The catch? You can only claim deductions for expenses related to the rental days. You can't claim depreciation, mortgage interest deductions, or most maintenance costs. You get a little break on taxes, but it's not unlimited.
This is an incredibly valuable loophole for people who rent out a property occasionally—maybe a beach house you use yourself most of the year, or a mountain cabin you list on Airbnb during ski season.
How Days Are Counted (This Matters)
Not every day your property exists counts as a rental day. Here's what the IRS counts:
Rental days: - Every day the property is rented to someone else (even partial days count as full days) - Days you repair or prepare the property specifically for rental
Personal use days: - Days you stay there - Days family members stay there (even if they pay—if they're family, it's personal use) - Days you're there for repairs that aren't specific to rental
Vacant days (don't count either way): - Days the property sits empty - These are neutral
Real scenario: You own a condo in Aspen. You ski there 30 days in January. You list it on Airbnb February through April and get 28 rental days. You close it down for maintenance in May (5 days). You list it again June through August and get 35 rental days.

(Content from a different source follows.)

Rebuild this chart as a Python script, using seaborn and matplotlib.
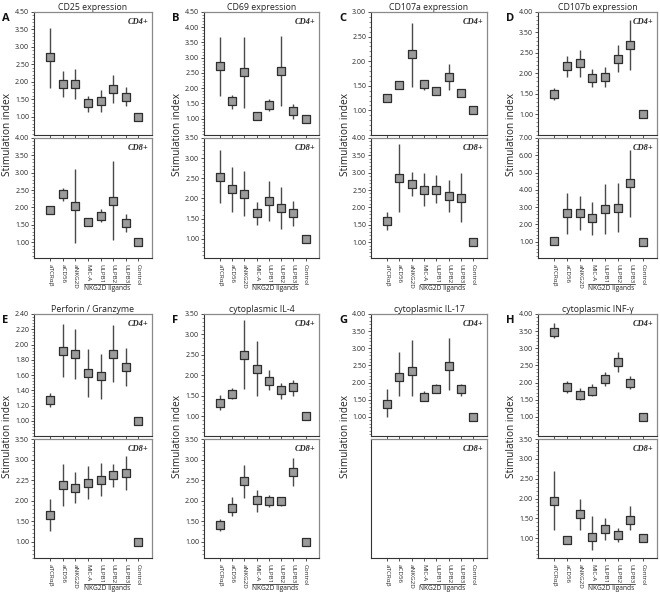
import matplotlib
matplotlib.use('Agg')
import matplotlib.pyplot as plt
import matplotlib.transforms as mtransforms
from matplotlib.ticker import AutoMinorLocator, FixedLocator, NullLocator
import seaborn as sns
import pandas as pd

sns.set_theme(style='white')
plt.rcParams['font.family'] = ['Open Sans', 'DejaVu Sans']

# ---------------- data ----------------
categories = ['aTCRαβ', 'aCD56', 'aNKG2D', 'MIC-A', 'ULPB1', 'ULPB2', 'ULPB3', 'Control']
titles = ['CD25 expression', 'CD69 expression', 'CD107a expression', 'CD107b expression',
          'Perforin / Granzyme', 'cytoplasmic IL-4', 'cytoplasmic IL-17', 'cytoplasmic INF-γ']
letters = ['A', 'B', 'C', 'D', 'E', 'F', 'G', 'H']
group_label = 'NKG2D ligands'

a_cd4_mean = [2.70, 1.94, 1.94, 1.39, 1.46, 1.79, 1.57, 1.00]
a_cd4_low = [1.83, 1.56, 1.51, 1.14, 1.14, 1.38, 1.29, 1.00]
a_cd4_high = [3.54, 2.31, 2.37, 1.60, 1.75, 2.20, 1.84, 1.00]
a_cd8_mean = [1.92, 2.38, 2.04, 1.59, 1.76, 2.17, 1.55, 1.00]
a_cd8_low = [1.84, 2.19, 0.97, 1.55, 1.57, 1.05, 1.28, 1.00]
a_cd8_high = [2.00, 2.56, 3.11, 1.63, 1.95, 3.33, 1.82, 1.00]

b_cd4_mean = [2.72, 1.58, 2.52, 1.08, 1.45, 2.57, 1.25, 1.00]
b_cd4_low = [1.74, 1.33, 1.36, 0.97, 1.25, 1.42, 1.00, 1.00]
b_cd4_high = [3.68, 1.78, 3.68, 1.18, 1.65, 3.72, 1.48, 1.00]
b_cd8_mean = [2.54, 2.23, 2.12, 1.63, 1.93, 1.77, 1.63, 1.00]
b_cd8_low = [1.89, 1.66, 1.56, 1.35, 1.43, 1.24, 1.31, 1.00]
b_cd8_high = [3.20, 2.79, 2.67, 1.91, 2.43, 2.29, 1.93, 1.00]

c_cd4_mean = [1.25, 1.51, 2.14, 1.53, 1.40, 1.68, 1.36, 1.00]
c_cd4_low = [1.21, 1.44, 1.48, 1.42, 1.36, 1.42, 1.32, 1.00]
c_cd4_high = [1.29, 1.59, 2.78, 1.62, 1.44, 1.95, 1.40, 1.00]
c_cd8_mean = [1.62, 2.85, 2.67, 2.51, 2.51, 2.34, 2.27, 1.00]
c_cd8_low = [1.34, 1.86, 2.32, 2.03, 2.13, 1.86, 1.58, 1.00]
c_cd8_high = [1.86, 3.84, 3.02, 2.99, 2.92, 2.80, 2.99, 1.00]

d_cd4_mean = [1.49, 2.17, 2.24, 1.89, 1.91, 2.36, 2.69, 1.00]
d_cd4_low = [1.35, 1.91, 1.91, 1.66, 1.66, 2.02, 2.09, 1.00]
d_cd4_high = [1.64, 2.43, 2.57, 2.11, 2.16, 2.69, 3.30, 1.00]
d_cd8_mean = [1.04, 2.67, 2.67, 2.35, 2.90, 2.96, 4.37, 1.00]
d_cd8_low = [1.00, 1.43, 1.69, 1.39, 1.43, 1.57, 2.41, 1.00]
d_cd8_high = [1.08, 3.84, 3.65, 3.29, 4.33, 4.37, 6.29, 1.00]

e_cd4_mean = [1.27, 1.92, 1.88, 1.63, 1.59, 1.88, 1.71, 1.00]
e_cd4_low = [1.18, 1.57, 1.55, 1.31, 1.28, 1.51, 1.45, 1.00]
e_cd4_high = [1.36, 2.27, 2.20, 1.94, 1.88, 2.25, 1.96, 1.00]
e_cd8_mean = [1.65, 2.38, 2.30, 2.42, 2.50, 2.63, 2.67, 1.00]
e_cd8_low = [1.26, 1.87, 1.93, 2.05, 2.12, 2.34, 2.26, 1.00]
e_cd8_high = [2.05, 2.88, 2.69, 2.83, 2.92, 2.90, 3.08, 1.00]

f_cd4_mean = [1.33, 1.55, 2.50, 2.16, 1.87, 1.63, 1.71, 1.00]
f_cd4_low = [1.14, 1.42, 1.67, 1.50, 1.63, 1.41, 1.50, 1.00]
f_cd4_high = [1.51, 1.69, 3.36, 2.83, 2.12, 1.80, 1.88, 1.00]
f_cd8_mean = [1.41, 1.83, 2.47, 2.02, 1.99, 1.99, 2.70, 1.00]
f_cd8_low = [1.27, 1.64, 2.06, 1.73, 1.85, 1.88, 2.35, 1.00]
f_cd8_high = [1.55, 2.08, 2.87, 2.26, 2.14, 2.10, 3.03, 1.00]

g_cd4_mean = [1.38, 2.15, 2.33, 1.58, 1.82, 2.48, 1.80, 1.00]
g_cd4_low = [1.00, 1.60, 1.60, 1.45, 1.70, 1.78, 1.60, 1.00]
g_cd4_high = [1.80, 2.90, 3.25, 1.75, 1.95, 3.30, 1.97, 1.00]
g_cd8_mean = []
g_cd8_low = []
g_cd8_high = []

h_cd4_mean = [3.47, 1.87, 1.65, 1.75, 2.10, 2.60, 2.00, 1.00]
h_cd4_low = [3.30, 1.70, 1.50, 1.60, 1.90, 2.30, 1.80, 1.00]
h_cd4_high = [3.75, 2.05, 1.85, 1.95, 2.30, 2.90, 2.20, 1.00]
h_cd8_mean = [1.93, 0.95, 1.60, 1.02, 1.22, 1.07, 1.47, 1.00]
h_cd8_low = [1.20, 0.85, 1.20, 0.70, 0.95, 0.90, 1.20, 1.00]
h_cd8_high = [2.70, 1.05, 2.00, 1.55, 1.50, 1.25, 1.80, 1.00]

# y tick positions and printed labels (as printed in the source figure)
ticks_a4 = [1.0, 1.5, 2.0, 2.5, 3.0, 3.5, 4.0]
labels_a4 = ['1.00', '1.50', '2.00', '2.50', '3.00', '3.50', '4.50']
ticks_a8 = [1.0, 1.5, 2.0, 2.5, 3.0, 3.5, 4.0]
labels_a8 = ['1.00', '1.50', '2.00', '2.50', '3.00', '3.50', '4.00']
ticks_b4 = [1.0, 1.5, 2.0, 2.5, 3.0, 3.5, 4.0, 4.5]
labels_b4 = ['1.00', '1.50', '2.00', '2.50', '3.00', '3.50', '4.00', '4.50']
ticks_b8 = [1.0, 1.5, 2.0, 2.5, 3.0, 3.5]
labels_b8 = ['1.00', '1.50', '2.00', '2.50', '3.00', '3.50']
ticks_c4 = [1.0, 1.5, 2.0, 2.5, 3.0]
labels_c4 = ['1.00', '1.50', '2.00', '2.50', '3.00']
ticks_c8 = [1.0, 1.5, 2.0, 2.5, 3.0, 3.5, 4.0]
labels_c8 = ['1.00', '1.50', '2.00', '2.50', '3.00', '3.50', '4.00']
ticks_d4 = [1.0, 1.5, 2.0, 2.5, 3.0, 3.5]
labels_d4 = ['1.00', '1.50', '2.00', '2.50', '3.50', '4.00']
ticks_d8 = [1, 2, 3, 4, 5, 6, 7]
labels_d8 = ['1.00', '2.00', '3.00', '4.00', '5.00', '6.00', '7.00']
ticks_e4 = [1.0, 1.2, 1.4, 1.6, 1.8, 2.0, 2.2, 2.4]
labels_e4 = ['1.00', '1.20', '1.40', '1.60', '1.80', '2.00', '2.20', '2.40']
ticks_e8 = [1.0, 1.5, 2.0, 2.5, 3.0, 3.5]
labels_e8 = ['1.00', '1.50', '2.00', '2.25', '3.00', '3.50']
ticks_f4 = [1.0, 1.5, 2.0, 2.5, 3.0, 3.5]
labels_f4 = ['1.00', '1.50', '2.00', '2.50', '3.00', '3.50']
ticks_f8 = [1.0, 1.5, 2.0, 2.5, 3.0, 3.5]
labels_f8 = ['1.00', '1.50', '2.00', '2.50', '3.00', '3.50']
ticks_g4 = [1.0, 1.5, 2.0, 2.5, 3.0, 3.5, 4.0]
labels_g4 = ['1.00', '1.50', '2.00', '2.50', '3.00', '3.50', '4.00']
ticks_g8 = []
labels_g8 = []
ticks_h4 = [1.0, 1.5, 2.0, 2.5, 3.0, 3.5, 4.0]
labels_h4 = ['1.00', '1.50', '2.00', '2.50', '3.00', '3.50', '4.00']
ticks_h8 = [1.0, 1.5, 2.0, 2.5, 3.0, 3.5]
labels_h8 = ['1.00', '1.50', '2.00', '2.50', '3.00', '3.50']

panels = [
    ((a_cd4_mean, a_cd4_low, a_cd4_high, ticks_a4, labels_a4, (0.47, 4.0)),
     (a_cd8_mean, a_cd8_low, a_cd8_high, ticks_a8, labels_a8, (0.54, 4.0))),
    ((b_cd4_mean, b_cd4_low, b_cd4_high, ticks_b4, labels_b4, (0.46, 4.5)),
     (b_cd8_mean, b_cd8_low, b_cd8_high, ticks_b8, labels_b8, (0.52, 3.5))),
    ((c_cd4_mean, c_cd4_low, c_cd4_high, ticks_c4, labels_c4, (0.50, 3.0)),
     (c_cd8_mean, c_cd8_low, c_cd8_high, ticks_c8, labels_c8, (0.54, 4.0))),
    ((d_cd4_mean, d_cd4_low, d_cd4_high, ticks_d4, labels_d4, (0.49, 3.5)),
     (d_cd8_mean, d_cd8_low, d_cd8_high, ticks_d8, labels_d8, (0.06, 7.0))),
    ((e_cd4_mean, e_cd4_low, e_cd4_high, ticks_e4, labels_e4, (0.80, 2.4)),
     (e_cd8_mean, e_cd8_low, e_cd8_high, ticks_e8, labels_e8, (0.60, 3.5))),
    ((f_cd4_mean, f_cd4_low, f_cd4_high, ticks_f4, labels_f4, (0.51, 3.5)),
     (f_cd8_mean, f_cd8_low, f_cd8_high, ticks_f8, labels_f8, (0.61, 3.5))),
    ((g_cd4_mean, g_cd4_low, g_cd4_high, ticks_g4, labels_g4, (0.44, 4.0)),
     (g_cd8_mean, g_cd8_low, g_cd8_high, ticks_g8, labels_g8, (0.50, 3.5))),
    ((h_cd4_mean, h_cd4_low, h_cd4_high, ticks_h4, labels_h4, (0.44, 4.0)),
     (h_cd8_mean, h_cd8_low, h_cd8_high, ticks_h8, labels_h8, (0.50, 3.5))),
]

# ---------------- layout (pixels) ----------------
W, H = 660, 597
col_lr = [(34, 152), (204, 319), (371, 487), (538, 657)]
row_tb = [((12, 135), (138, 258)), ((314, 436), (439, 558))]

fig = plt.figure(figsize=(W / 100, H / 100), dpi=100)

def px_axes(l, r, t, b):
    return fig.add_axes([l / W, 1 - b / H, (r - l) / W, (b - t) / H])

MARK_FACE = '#9b9b9b'
MARK_EDGE = '#2e2e2e'
BAR = '#4a4a4a'
positions = list(range(len(categories)))

def style_axes(ax, ticks, labels, ylim, show_xlabels):
    ax.set_xlim(-1.3, 8.1)
    ax.set_ylim(*ylim)
    for s in ['top', 'right']:
        ax.spines[s].set_color('#8a8a8a')
        ax.spines[s].set_linewidth(0.9)
    for s in ['left', 'bottom']:
        ax.spines[s].set_color('#333333')
        ax.spines[s].set_linewidth(0.8)
    ax.yaxis.set_major_locator(FixedLocator(ticks))
    ax.set_yticklabels(labels)
    if ticks:
        ax.yaxis.set_minor_locator(AutoMinorLocator(5))
    else:
        ax.yaxis.set_minor_locator(NullLocator())
    ax.tick_params(axis='y', which='major', direction='out', length=2.5, width=0.6,
                   color='#333333', labelsize=5.0, pad=1, left=True)
    ax.tick_params(axis='y', which='minor', direction='out', length=1.3, width=0.4,
                   color='#333333', left=True)
    ax.set_xticks(positions)
    ax.tick_params(axis='x', which='major', direction='out', length=2.5, width=0.6,
                   color='#333333', bottom=True, labelsize=4.5, pad=1.5)
    if show_xlabels:
        ax.set_xticklabels(categories, rotation=-90, va='top', ha='center')
    else:
        ax.set_xticklabels([])
    ax.set_xlabel('')
    ax.set_ylabel('')
    ax.grid(False)

for idx, (top, bottom) in enumerate(panels):
    r, c = divmod(idx, 4)
    l, rr = col_lr[c]
    axes_pair = []
    for k, (spec, (t, b)) in enumerate(zip((top, bottom), row_tb[r])):
        mean, low, high, ticks, labels, ylim = spec
        ax = px_axes(l, rr, t, b)
        if mean:
            df = pd.DataFrame({'pos': positions[:len(mean)], 'mean': mean,
                               'low': low, 'high': high})
            ax.vlines(df['pos'], df['low'], df['high'], color=BAR, lw=1.0, zorder=2)
            sns.scatterplot(data=df, x='pos', y='mean', marker='s', s=26,
                            color=MARK_FACE, edgecolor=MARK_EDGE, linewidth=0.9,
                            ax=ax, zorder=3, legend=False)
        style_axes(ax, ticks, labels, ylim, show_xlabels=(k == 1))
        ax.text(0.97, 0.95, 'CD4+' if k == 0 else 'CD8+', transform=ax.transAxes,
                ha='right', va='top', fontsize=6, fontweight='bold', fontstyle='italic',
                family=['Liberation Serif', 'DejaVu Serif'])
        axes_pair.append(ax)
    top_ax, bot_ax = axes_pair
    top_ax.set_title(titles[idx], fontsize=6.3, pad=1.5, color='#222222')
    t0 = row_tb[r][0][0]
    b1 = row_tb[r][1][1]
    fig.text((l - 32) / W, 1 - (t0 + 1) / H, letters[idx], ha='left', va='top',
             fontsize=8, fontweight='bold', color='#111111')
    fig.text((l - 26) / W, 1 - ((t0 + b1) / 2) / H, 'Stimulation index', rotation=90,
             ha='center', va='center', fontsize=7.3, color='#222222')
    # NKG2D ligands group bracket under MIC-A .. ULPB3
    trans = mtransforms.blended_transform_factory(bot_ax.transData, fig.transFigure)
    yline = 1 - (b1 + 26) / H
    bot_ax.plot([2.65, 6.35], [yline, yline], color='#333333', lw=0.6,
                transform=trans, clip_on=False)
    bot_ax.text(4.5, yline - 1.5 / H, group_label, transform=trans, ha='center',
                va='top', fontsize=4.8, color='#222222')

fig.savefig('out.png', dpi=100, facecolor='white')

- Personal use: 30 days - Rental days: 28 + 35 = 63 days - Maintenance: 5 days (not counted if it's general maintenance, or counted if it's prep for rental)
Total: 63 rental days. You crossed the 14-day threshold.
If instead you'd only rented it 14 days total? Tax-free under the 14-day rule.
When You Cross Over: 15+ Rental Days
Once you exceed 14 rental days, everything changes. You're now in "passive income" territory, and the rules become:
1. You report all rental income on Schedule E (Form 1040) 2. You claim all qualified expenses (depreciation, mortgage interest, property tax, insurance, utilities, cleaning, platform fees, repairs) 3. You pay income tax on the net (income minus expenses) 4. You don't pay self-employment tax (this is the good news—it's passive income, not self-employment income)
Suddenly your bookkeeping burden goes up, but so do your deductions. You might end up with a smaller taxable profit, or even a loss, if your expenses are high.
Real Example: W-2 Employee + Airbnb Side Hustle
Let's say you're a teacher earning $65K/year from your W-2 job. You own a condo you rent out on Airbnb.
Scenario A: 12 rental days (under 14) - Airbnb gross revenue: $4,800 - Airbnb fees (20%): $960 - Cleaning costs: $400 - Taxable income from Airbnb: $0 (under 14-day rule, no reporting required) - Taxes owed: $0 - Your W-2 income still taxed normally: $65K
Scenario B: 25 rental days (over 14) - Airbnb gross revenue: $10,000 - Airbnb platform fees: $2,000 - Cleaning: $1,500 - Mortgage interest (allocable to rental days): $3,000 - Property tax (allocable): $1,200 - Insurance (allocable): $600 - Depreciation: $2,500 - Total expenses: $10,800 - Net rental income: -$800 (loss) - Passive loss can offset up to $25K of your W-2 income (if you qualify) - Potential tax savings: $800 × 24% = $192 in federal tax reduction
In Scenario B, you actually have a loss, so the IRS effectively subsidizes your rental property. The rental expenses exceed your revenue.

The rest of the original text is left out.